Key Takeaways
- Harbor IT outlined how its integration into NENS is reshaping service delivery priorities
- Growing customer demand is pushing MSPs to strengthen managed patch management practices
- The longstanding generalist MSP model is facing scrutiny as specialization rises
The recent discussions involving Harbor IT and its acquisition by NENS have pushed a useful spotlight onto two issues that have been simmering across the managed services landscape. One is the renewed urgency around managed patch management. The other is the long-running question of whether the generalist MSP model still makes strategic sense. These topics tend to come in waves, often tied to security headlines or competitive pressures, but this time the conversation feels a bit more structural.
Harbor IT, now operating under the NENS umbrella, has been unusually transparent about its integration steps. That is helpful for MSPs that want to track how consolidation affects service portfolios. While neither company has released a blow-by-blow breakdown of technical changes, their messaging suggests a blending of standardized processes with the more flexible customer engagement style Harbor IT was known for. Here is the thing, acquisitions in this market often claim to preserve the best of both firms. Few fully explain the tradeoffs. Harbor IT's commentary, however brief, acknowledges that aligning operational tools takes time and can expose gaps that teams have quietly navigated for years.
The focus on managed patch management keeps returning because it reflects a simple reality. Threat actors automate. Customers often do not. Both Microsoft and the Cybersecurity and Infrastructure Security Agency have repeated that timely patching is still one of the most effective risk reduction practices. Even a quick skim of the latest advisories shows how often unpatched systems lead to compromises. NENS and Harbor IT have framed this in pragmatic terms rather than dramatic ones. Their point is that MSPs cannot treat patching as a background task anymore. It has to be designed as a managed service with clear reporting and predictable outcomes.
Some MSPs will bristle at the framing. They might ask, hasn't patching always been part of the job? Sure, but the volume and frequency of updates have changed. The complexity of hybrid environments has changed too. A mid-sized manufacturer running a mix of on-premises systems, cloud workloads, and custom operational technology tools cannot rely on once-a-month patch cycles. Several security consultancies have noted this shift, including SANS in one of its recent blog discussions that emphasized operational discipline around patch baselines.
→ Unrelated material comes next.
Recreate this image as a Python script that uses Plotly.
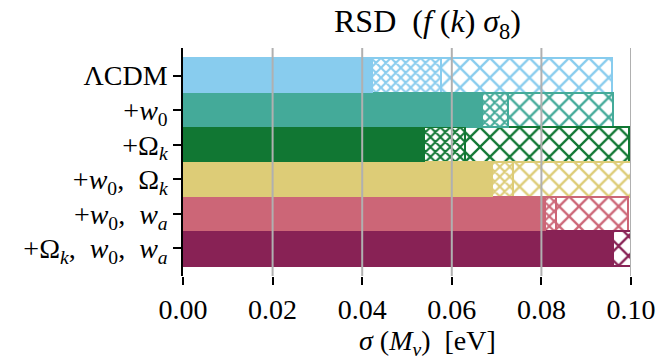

About the acquisition itself, the integration highlights something that keeps coming up in industry circles. The generalist MSP model, the one built around doing a little of everything for everyone, is becoming harder to sustain. The model worked when customer environments were simpler and expectations were modest. Today, specialization often wins on credibility alone. Customers want depth in areas like cloud modernization, security operations, or compliance management. Vendors are signaling it too. For instance, Microsoft's partner program incentives highlight specialization tracks for cloud and security, which you can see referenced in their public documentation that details credential requirements.
Then again, generalists still serve an important segment, usually smaller clients that cannot justify engaging multiple niche providers. Harbor IT's experience is useful here. Before joining NENS, its service catalog leaned toward broad coverage, the classic generalist footprint. After the acquisition, the combined organization has been more explicit about structuring teams around defined competencies. Integration tends to do that. It forces decisions that smaller firms can postpone.
A small tangent is worth taking. MSPs often talk about tool sprawl and vendor consolidation, but they talk less about service sprawl. Over the years, many built offerings in response to one customer request at a time. Managed Wi-Fi here, disaster recovery tweaks there, a bit of security hardening layered on top. The result became a patchwork of promises that strain operations. Integration events like the Harbor IT and NENS transaction can be a chance to clean that up. Not always a pleasant process, but often a necessary one.
The emphasis on patch management within this context makes more sense when you view it as a foundational service. It is the kind of function that, when done well, reduces noise across the board. Fewer incidents, fewer escalations, and fewer uncomfortable conversations with clients about a vulnerability that had been sitting quietly unaddressed. Some MSPs are packaging patch management as a standalone add-on to meet regulatory expectations, especially for clients in finance and healthcare. Others are building out reporting dashboards that show historical compliance data.
What emerges from Harbor IT's comments is not a blueprint but a nudge. MSPs should examine how their service models are evolving, whether by their own choice or driven by consolidation. They should rethink which operational practices deserve dedicated investment. And they should acknowledge that customers, even those that prefer a generalist partner, expect more clarity than they did a decade ago.
The market moves in cycles, but certain patterns stay consistent. When MSPs sharpen foundational practices like patch management and rethink outdated assumptions about their service identity, they put themselves in a better position to adapt. It is not glamorous work, though it might be exactly the work that keeps them relevant in the next wave of changes.